When a starting pitcher leaves a game with runners on base, he is still responsible for them. His day, statistically speaking, is not done until those runners either score, are retired or until the inning ends. When that happens the announcer usually says "you can close the book on" the starting pitcher, because nothing else that occurs in the game will be attributable to his line in the box score.
I just read in the Columbus Dispatch that the Ohio Supreme Court has finally ruled on a case involving the Ohio Legislature. The substance of the case would be boring for most of you, but it's interesting to me because I was the pitcher of record, having represented the Legislature while working for the Ohio Attorney General's Office. I had almost forgotten about the case in the past year. Reading about it this evening, it seems like something from a past life. Which I guess it is.

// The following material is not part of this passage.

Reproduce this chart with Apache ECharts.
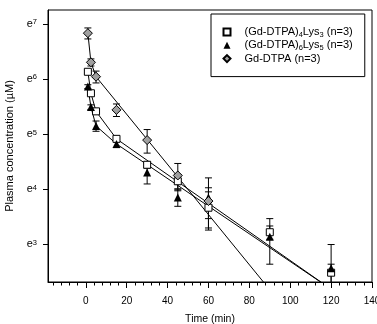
<!DOCTYPE html>
<html>
<head>
<meta charset="utf-8">
<script src="https://cdn.jsdelivr.net/npm/echarts@6/dist/echarts.min.js"></script>
<style>
html, body { margin: 0; padding: 0; background: #fff; }
#chart { width: 377px; height: 324px; }
</style>
</head>
<body>
<div id="chart"></div>
<script>
// 图例名称
var names = ['(Gd-DTPA)4Lys3 (n=3)', '(Gd-DTPA)6Lys5 (n=3)', 'Gd-DTPA (n=3)'];
var legendLabels = ['(Gd-DTPA){s|4}Lys{s|3} (n=3)', '(Gd-DTPA){s|6}Lys{s|5} (n=3)', 'Gd-DTPA (n=3)'];

// 采样时间 (min)
var times = [1, 2.5, 5, 15, 30, 45, 60, 90, 120];

// 血浆浓度 (µM) 均值 和 标准差
var lys3Mean = [459, 311, 224, 136, 85, 63, 39, 25, 12];
var lys3Sd = [10, 8, 8, 6, 5, 8, 13, 3, 2];
var lys5Mean = [351, 242, 172, 124, 74, 47, 47, 23, 13];
var lys5Sd = [12, 10, 16, 8, 14, 7, 20, 9, 7];
var dtpaMean = [925, 545, 420, 230, 133, 70, 44];
var dtpaSd = [92, 35, 45, 26, 28, 17, 12];

// 拟合线
var lys3FitT = [1, 2.5, 5, 15, 120];
var lys3Fit = [459, 311, 224, 136, 8.9];
var lys5FitT = [1, 2.5, 5, 15, 120];
var lys5Fit = [351, 242, 172, 124, 8.9];
var dtpaFitT = [1, 2.5, 5, 90];
var dtpaFit = [925, 545, 420, 8.8];

// 刻度
var xMajorTicks = [0, 20, 40, 60, 80, 100, 120, 140];
var xMinorTicks = [];
for (var t = -16; t <= 140; t += 4) {
    if (t % 20 !== 0) xMinorTicks.push(t);
}
var yExpTicks = [3, 4, 5, 6, 7];

var FONT = 'Liberation Sans, Arial, sans-serif';

function pairs(xs, ys) {
    return xs.map(function (x, i) { return [x, ys[i]]; });
}
function errData(xs, mean, sd) {
    return mean.map(function (m, i) { return [xs[i], m - sd[i], m + sd[i]]; });
}

function errorSeries(data) {
    return {
        type: 'custom',
        silent: true,
        clip: true,
        z: 3,
        data: data,
        encode: { x: 0, y: [1, 2] },
        renderItem: function (params, api) {
            var x = api.value(0);
            var lo = api.coord([x, api.value(1)]);
            var hi = api.coord([x, api.value(2)]);
            var w = 3.5;
            var st = { stroke: '#000', lineWidth: 1 };
            return {
                type: 'group',
                children: [
                    { type: 'line', shape: { x1: lo[0], y1: lo[1], x2: hi[0], y2: hi[1] }, style: st },
                    { type: 'line', shape: { x1: lo[0] - w, y1: lo[1], x2: lo[0] + w, y2: lo[1] }, style: st },
                    { type: 'line', shape: { x1: hi[0] - w, y1: hi[1], x2: hi[0] + w, y2: hi[1] }, style: st }
                ]
            };
        }
    };
}

function fitSeries(xs, ys) {
    return {
        type: 'line',
        silent: true,
        clip: true,
        symbol: 'none',
        z: 2,
        lineStyle: { color: '#000', width: 1 },
        data: pairs(xs, ys)
    };
}

var option = {
    animation: false,
    backgroundColor: '#fff',
    grid: {
        left: 48, top: 10, right: 5, bottom: 42,
        outerBoundsMode: 'none',
        containLabel: false,
        show: true,
        borderColor: '#000',
        borderWidth: 1
    },
    legend: {
        data: names,
        orient: 'vertical',
        left: 211,
        top: 14,
        padding: [11.5, 12, 11.5, 11.5],
        itemGap: 0.3,
        itemWidth: 7,
        itemHeight: 7,
        borderColor: '#000',
        borderWidth: 1,
        selectedMode: false,
        formatter: function (name) {
            return legendLabels[names.indexOf(name)];
        },
        textStyle: {
            fontFamily: FONT,
            fontSize: 11,
            color: '#000',
            lineHeight: 13,
            padding: [0, 0, 0, 9],
            rich: {
                s: { fontFamily: FONT, fontSize: 7.5, lineHeight: 9, verticalAlign: 'bottom', color: '#000' }
            }
        }
    },
    xAxis: [
        {
            type: 'value',
            min: -18.5,
            max: 140,
            position: 'bottom',
            name: 'Time (min)',
            nameLocation: 'middle',
            nameGap: 32,
            nameTextStyle: { fontFamily: FONT, fontSize: 10.5, color: '#000' },
            axisLine: { show: true, onZero: false, lineStyle: { color: '#000', width: 1 } },
            axisTick: { show: true, customValues: xMajorTicks, length: 6, lineStyle: { color: '#000' } },
            axisLabel: { customValues: xMajorTicks, margin: 14, fontFamily: FONT, fontSize: 10, color: '#000' },
            splitLine: { show: false }
        },
        {
            type: 'value',
            min: -18.5,
            max: 140,
            position: 'bottom',
            axisLine: { show: false, onZero: false },
            axisTick: { show: true, customValues: xMinorTicks, length: 3.5, lineStyle: { color: '#000' } },
            axisLabel: { show: false },
            splitLine: { show: false }
        }
    ],
    yAxis: {
        type: 'log',
        logBase: Math.E,
        min: Math.exp(2.316),
        max: Math.exp(7.25),
        name: 'Plasma concentration (µM)',
        nameLocation: 'middle',
        nameGap: 31,
        nameTextStyle: { fontFamily: FONT, fontSize: 11, color: '#000' },
        axisLine: { show: true, onZero: false, lineStyle: { color: '#000', width: 1 } },
        axisTick: { show: true, length: 5, customValues: yExpTicks.map(Math.exp), lineStyle: { color: '#000' } },
        axisLabel: {
            customValues: yExpTicks.map(Math.exp),
            margin: 11,
            fontFamily: FONT,
            fontSize: 11,
            color: '#000',
            formatter: function (v) {
                return 'e{p|' + Math.round(Math.log(v)) + '}';
            },
            rich: {
                p: { fontFamily: FONT, fontSize: 7.5, lineHeight: 9, verticalAlign: 'top', color: '#000' }
            }
        },
        splitLine: { show: false }
    },
    series: [
        fitSeries(lys3FitT, lys3Fit),
        fitSeries(lys5FitT, lys5Fit),
        fitSeries(dtpaFitT, dtpaFit),
        errorSeries(errData(times, lys3Mean, lys3Sd)),
        errorSeries(errData(times, lys5Mean, lys5Sd)),
        errorSeries(errData(times.slice(0, dtpaMean.length), dtpaMean, dtpaSd)),
        {
            name: names[0],
            type: 'scatter',
            symbol: 'rect',
            symbolSize: 7,
            z: 4,
            itemStyle: { color: '#fff', borderColor: '#000', borderWidth: 1, opacity: 1 },
            data: pairs(times, lys3Mean)
        },
        {
            name: names[1],
            type: 'scatter',
            symbol: 'triangle',
            symbolSize: 8,
            z: 4,
            itemStyle: { color: '#000', opacity: 1 },
            data: pairs(times, lys5Mean)
        },
        {
            name: names[2],
            type: 'scatter',
            symbol: 'diamond',
            symbolSize: 9,
            z: 4,
            itemStyle: { color: '#a0a0a0', borderColor: '#000', borderWidth: 1, opacity: 1 },
            data: pairs(times, dtpaMean)
        }
    ]
};

var chart = echarts.init(document.getElementById('chart'));
chart.setOption(option);
</script>
</body>
</html>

I took myself out of the game in November 2009 when I bailed for blogging, but there were still runners on base. The relievers who came in got me off the hook and, with today's decision, we ended up winning. Personally speaking I probably got a no-decision, but I pitched pretty damn well. Either way, I was glad to see the outcome. Not just because my side won, but also because it happened to be the correct decision. It's not often both of those things happen in the same case.

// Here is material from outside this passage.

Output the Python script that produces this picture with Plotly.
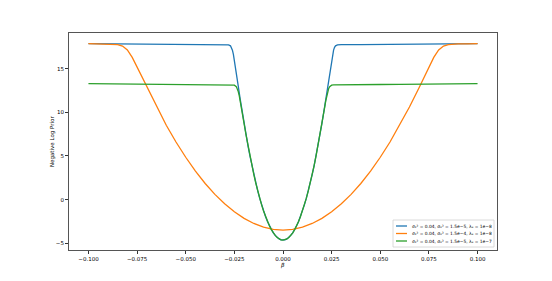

But win or lose, it was a great game. The case helped me rekindle, well, not my love, but at least my fondness and respect for the law that I had lost in private practice. I lived and breathed it for nine months. It kept me up many nights. But it touched on some elemental constitutional law questions. It required sophisticated legal thinking, writing and argument. My colleagues and I sat around and discussed competing legal theories just like I imagined I would always be doing back when I was in law school but never really did in private practice. No one ever talked about the amount of attorney time being devoted to the case. Everyone just wanted to win it and to win it with our honor intact. We did.
And now that it's finally over you can close the book on Craig Calcaterra's legal career. Because unless I'm mistaken, it was the last case I worked on as a lawyer that was still active. Soon the clerk will send the last file with my name anywhere in it to a storage room where it will be quickly -- and justifiably -- forgotten.
And though I probably don't deserve the honor, I have it on pretty good authority that Ohio Attorney Registration Number 0070177 will be retired. Not a bad way to end a career, no?